Asked when Chakwera would fill the vacancies, Presidential Press Secretary Brian Banda told The Nation of May 11 2021 that it is the President’s prerogative to hire and fire ministers.
In an interview yesterday, Human Rights Defenders Coalition (HRDC) chairperson Gift Trapence expressed disappointment that the appointing authority is taking forever to fill these positions.
“We can understand the position of Attorney General, it’s not too long ago, but for these ministerial positions it’s something else, especially when the President spoke of reviewing his Cabinet back in December,” he said.
The President fired Attorney General (AG) Chikosa Silungwe on July 21 this year after serving one of his three-year contract.

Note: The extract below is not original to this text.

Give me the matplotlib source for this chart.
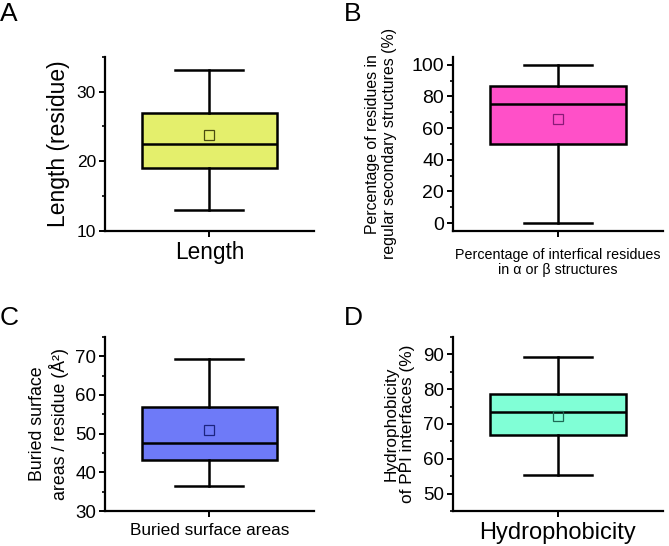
import matplotlib
matplotlib.use('Agg')
import matplotlib.pyplot as plt
from matplotlib.ticker import MultipleLocator, AutoMinorLocator

plt.rcParams['font.family'] = ['Liberation Sans', 'DejaVu Sans']

# box statistics: whisker low, Q1, median, Q3, whisker high, mean
etiquetas = ['A', 'B', 'C', 'D']
bigotes_bajos = [13.0, 0.0, 36.4, 55.3]
q1 = [19.05, 50.0, 43.2, 66.7]
medianas = [22.5, 75.3, 47.5, 73.3]
q3 = [27.0, 86.4, 56.8, 78.7]
bigotes_altos = [33.1, 100.0, 69.4, 89.2]
medias = [23.75, 65.7, 50.9, 72.4]

colores = ['#E4EF6C', '#FF50C8', '#6E7AF8', '#80FFD6']
bordes_media = ['#4A4A10', '#8A1A78', '#1C2480', '#1E6A55']

xlabels = ['Length', 'Percentage of interfical residues\nin \u03b1 or \u03b2 structures',
           'Buried surface areas', 'Hydrophobicity']
ylabels = ['Length (residue)', 'Percentage of residues in\nregular secondary structures (%)',
           'Buried surface\nareas / residue (\u00c5\u00b2)', 'Hydrophobicity\nof PPI interfaces (%)']
ylims = [(10, 35), (-5, 105), (30, 75), (45, 95)]
ypasos = [10, 20, 10, 10]

# layout (fraction of figure)
posiciones = [[0.157, 0.577, 0.312, 0.319], [0.677, 0.577, 0.314, 0.319],
              [0.157, 0.064, 0.312, 0.319], [0.677, 0.064, 0.314, 0.319]]
tam_xlabel = [16.3, 10.3, 12.4, 17]
tam_ylabel = [16.5, 11.4, 12.8, 12.4]
tam_ticks = [12.5, 14, 13.5, 13.5]
ylabel_x = [-0.17, -0.265, -0.175, -0.18]
xlabel_y = [-0.06, -0.10, -0.07, -0.065]
letras_pos = [(0.0, 0.997), (0.514, 0.997), (0.0, 0.44), (0.514, 0.44)]

fig = plt.figure(figsize=(6.69, 5.46), dpi=100)

for i in range(4):
    ax = fig.add_axes(posiciones[i])
    stats = [{
        'whislo': bigotes_bajos[i], 'q1': q1[i], 'med': medianas[i],
        'q3': q3[i], 'whishi': bigotes_altos[i], 'mean': medias[i], 'fliers': []
    }]
    ax.bxp(stats, positions=[1], widths=1.29, capwidths=0.65, patch_artist=True,
           showmeans=True, showfliers=False,
           boxprops=dict(facecolor=colores[i], edgecolor='black', linewidth=1.8),
           medianprops=dict(color='black', linewidth=1.8),
           whiskerprops=dict(color='black', linewidth=1.8),
           capprops=dict(color='black', linewidth=1.8),
           meanprops=dict(marker='s', markersize=6.5, markerfacecolor='none',
                          markeredgecolor=bordes_media[i], markeredgewidth=0.9))
    ax.set_xlim(0, 2)
    ax.set_ylim(*ylims[i])
    ax.set_xticks([1])
    ax.set_xticklabels([''])
    ax.yaxis.set_major_locator(MultipleLocator(ypasos[i]))
    ax.yaxis.set_minor_locator(AutoMinorLocator(2))
    for lado in ['top', 'right']:
        ax.spines[lado].set_visible(False)
    for lado in ['left', 'bottom']:
        ax.spines[lado].set_linewidth(1.6)
    ax.tick_params(axis='both', which='major', direction='out', length=4.5, width=1.4,
                   labelsize=tam_ticks[i], pad=2)
    ax.tick_params(axis='y', which='minor', direction='out', length=2.5, width=1.2)
    ax.set_ylabel(ylabels[i], fontsize=tam_ylabel[i], linespacing=1.15)
    ax.yaxis.set_label_coords(ylabel_x[i], 0.5)
    ax.set_xlabel(xlabels[i], fontsize=tam_xlabel[i], linespacing=1.1)
    ax.xaxis.set_label_coords(0.5, xlabel_y[i])
    fig.text(letras_pos[i][0], letras_pos[i][1], etiquetas[i], fontsize=19,
             ha='left', va='top')

fig.savefig('out.png', dpi=100)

But Trapence cautioned Chakwera to be mindful that most of these positions are crucial to the effective operation of government machinery and delivery of Tonse Alliance campaign promises.
He argued that although the Solicitor General can step in to make some decisions when the AG’s office falls vacant, the exigencies of the two offices combined becomes a tall order.

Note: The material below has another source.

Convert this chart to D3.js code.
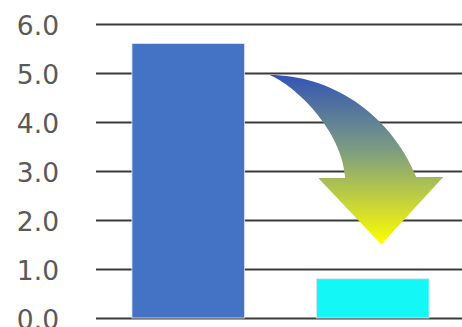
<!DOCTYPE html>
<html><head><meta charset="utf-8">
<script src="https://cdn.jsdelivr.net/npm/d3@7"></script>
<style>body{margin:0;background:#fff;}svg{display:block;}</style>
</head><body>
<svg id="c" width="462" height="327"></svg>
<script>
const categories = ["A", "B"];
const values = [5.6, 0.8];
const barColors = ["#4472C4", "#13F7F5"];
const tickValues = [0, 1, 2, 3, 4, 5, 6];
const tickLabels = ["0.0", "1.0", "2.0", "3.0", "4.0", "5.0", "6.0"];

const svg = d3.select("#c");
const x = d3.scaleBand().domain(categories).range([96, 465]).paddingInner(0.39).paddingOuter(0.195);
const y = d3.scaleLinear().domain([0, 6]).range([318, 24]);

// gridlines
svg.append("g").selectAll("line").data(tickValues).join("line")
  .attr("x1", 96).attr("x2", 462)
  .attr("y1", d => Math.round(y(d)) + 0.5).attr("y2", d => Math.round(y(d)) + 0.5)
  .attr("stroke", "#3a3a3a").attr("stroke-width", 1.8);

// labels
svg.append("g").selectAll("text").data(tickValues).join("text")
  .attr("x", 59).attr("y", d => y(d) + 1)
  .attr("dy", "0.36em")
  .attr("text-anchor", "end")
  .attr("font-family", "DejaVu Sans, Verdana, sans-serif")
  .attr("font-size", 26.5)
  .attr("fill", "#595959")
  .text((d, i) => tickLabels[i]);

// bars
svg.append("g").selectAll("rect").data(values).join("rect")
  .attr("x", (d, i) => x(categories[i]))
  .attr("width", x.bandwidth())
  .attr("y", d => y(d))
  .attr("height", d => y(0) - y(d))
  .attr("fill", (d, i) => barColors[i])
  .attr("stroke", "#dbe4f3").attr("stroke-width", 0.8);

// curved arrow annotation, anchored to the scales
const tx = x(categories[0]) + x.bandwidth() + 25; // tail x
const ty = y(5.0) + 2;                             // tail y
const hx = x(categories[1]) + x.bandwidth() / 2 + 8.5; // head center x
const hy = y(2.88);                                // head base y
const tipY = y(1.5);
const defs = svg.append("defs");
const grad = defs.append("linearGradient").attr("id", "ag")
  .attr("gradientUnits", "userSpaceOnUse")
  .attr("x1", 0).attr("y1", ty).attr("x2", 0).attr("y2", tipY);
grad.append("stop").attr("offset", "0").attr("stop-color", "#3354B5");
grad.append("stop").attr("offset", "0.45").attr("stop-color", "#7E9E80");
grad.append("stop").attr("offset", "1").attr("stop-color", "#FFFF00");

const p = d3.path();
p.moveTo(tx, ty);
p.bezierCurveTo(tx + 60, ty, tx + 120, ty + 37, hx + 35, hy);
p.lineTo(hx + 62, hy);
p.lineTo(hx, tipY);
p.lineTo(hx - 63, hy + 1);
p.lineTo(hx - 36, hy + 1);
p.bezierCurveTo(hx - 39, ty + 55, tx + 25, ty + 10, tx, ty);
p.closePath();
svg.append("path").attr("d", p.toString()).attr("fill", "url(#ag)");
</script>
</body></html>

On his part, University of Malawi political analyst Boniface Dulani also said the vacant ministerial positions would have been filled by now, arguing much as there are principal secretaries (PSs) as technocrats; ministries are lacking political leadership to advance the Tonse Alliance policies.
“The President should have by now chosen capable people with relevant qualifications to fill these positions. This used to happen during the administration of Peter Mutharika, and we thought we’re past this, but here we are, same indecisiveness when it comes to making critical decisions,” he said.
Dulani described this situation as disappointing to people who supported change of administrations.
He said the removal of Cabinet ministers is better managed through mini Cabinet reshuffles than firing one Cabinet minister and leaving the gap forever, adding it is suicidal for any administration to entrust PSs, who are technocrats and apolitical, to guide the political agenda of a ministry in absence of the political leaders, the ministers.
Explained Dulani: “The delays to make replacements bring all sorts of speculation, politicians angling themselves for those positions, using their boys, may throw one or two disinformation materials on social media and all that.
“The rumours we hear about cracks in the Tonse Alliance may appear real and there’s just that too much room for speculations. In a situation where no official information is available, it becomes fertile ground for speculations.”
Another Unima political scientist Mustafa Hussein said it was worrying that nothing is being said when the President had promised a Cabinet reshuffle some months back.
He said such indecisiveness gives credence to speculations that the Malawi Congress Party (MCP) is trying to dominate Cabinet positions which may create mistrust between the alliance partners, specifically top gurus in MCP that surround Chakwera and his vice Saulos Chilima of UTM Party.
“These rumours are creating cracks in the alliance and we cannot just dismiss them,” said Hussein.
But Banda was quoted in The Nation of May 11 2021, saying Chakwera should not be pressurised to fill the vacancies, arguing he will do so at the right time he will do so.
“As to when that will happen, it is his prerogative. The law gives him power to appoint a Cabinet at any time,” said the presidential press secretary.